The problem with Good Girls is that — like so many pilots — it simply tries to do too much. The show focuses on the three protagonists and their respective roles as mothers, wives, employees, friends, criminals and victims; whereas on Breaking Bad, to which this show has earned inevitable comparisons, Walter White is allowed to just be Heisenberg. We visit the other facets of Walter White’s life as needed to help move the plot along, but otherwise, the focus of the show is chemistry teacher turned meth cook. Likewise with Weeds, Nancy Botwin becomes a drug dealer to make ends meet after her husband dies, but she’s grows as an anti-hero, in large part, because she’s not saddled with a real job and she is one of the worst mothers ever. Good Girls forces Beth, Annie and Ruby to grapple with all their roles and, as a result, none of them get the attention they deserve.
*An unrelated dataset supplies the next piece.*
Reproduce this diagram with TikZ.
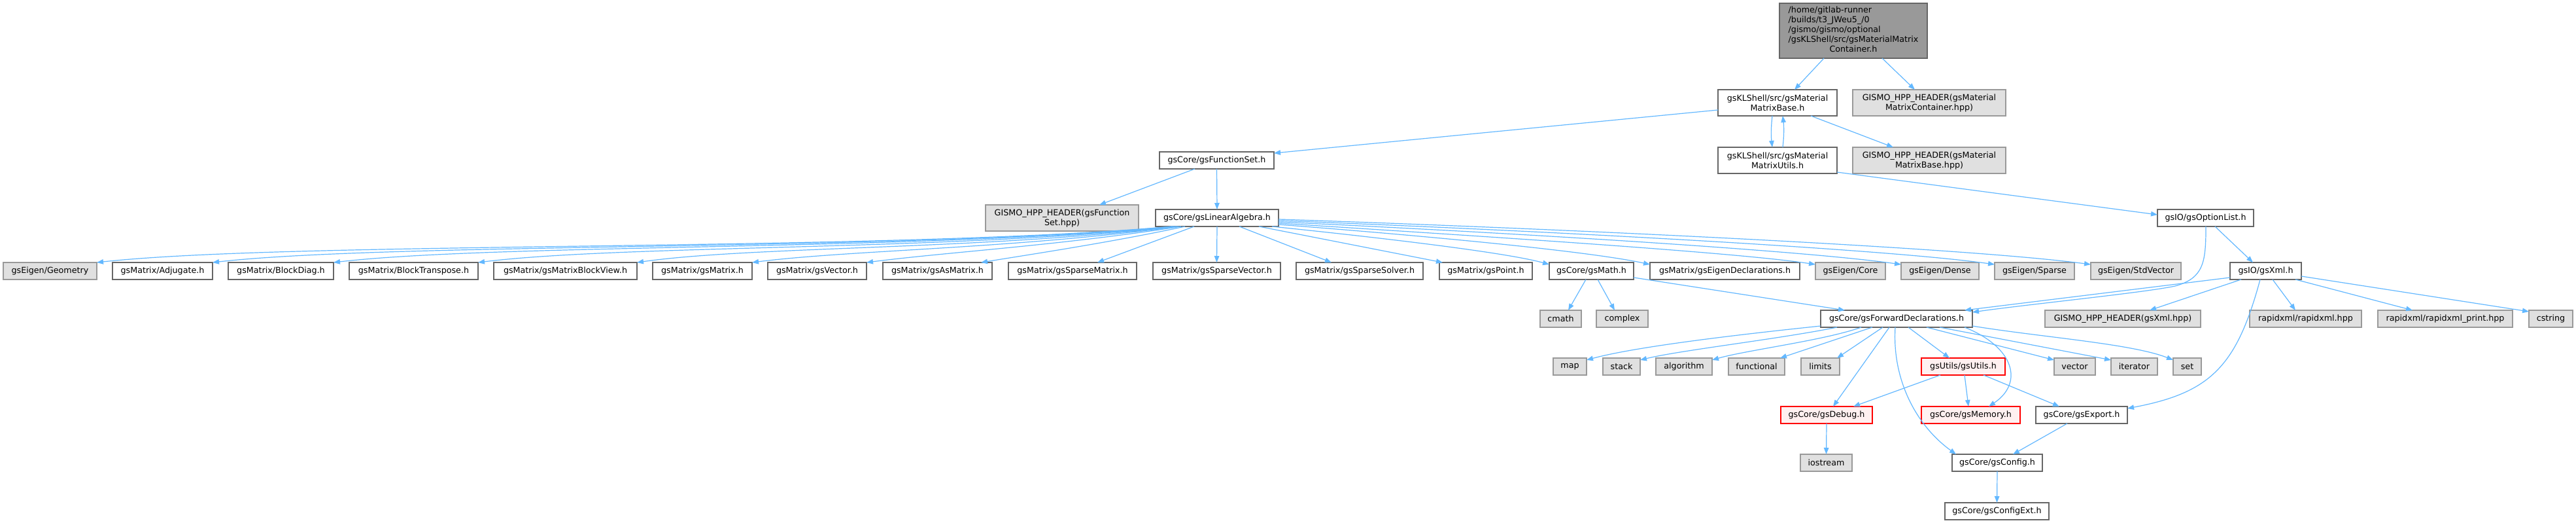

Another consequence of that overcrowded narrative? Moments that should be far more emotionally resonant are over in an instant, followed scenes that elicit a completely different emotion. Meeting the real owners of the money Beth, Annie and Ruby have stolen should be the scariest part of the episode, since it’s the thing that will inevitably propel the rest of the series, but it isn’t because between threats, the tattooed villain becomes enamored with Beth’s marble backsplash. Good Girls is like being on a carnival ride that never allows you to get too comfortable in one spot before tossing you in another direction.
That said, I’m still adding Good Girls to my DVR for its inaugural ten episode run with hopes that it’ll get better, and with the knowledge that even if it doesn’t, seeing Christina Hendricks, Mae Whitman and Retta share the screen together will still be worth watching.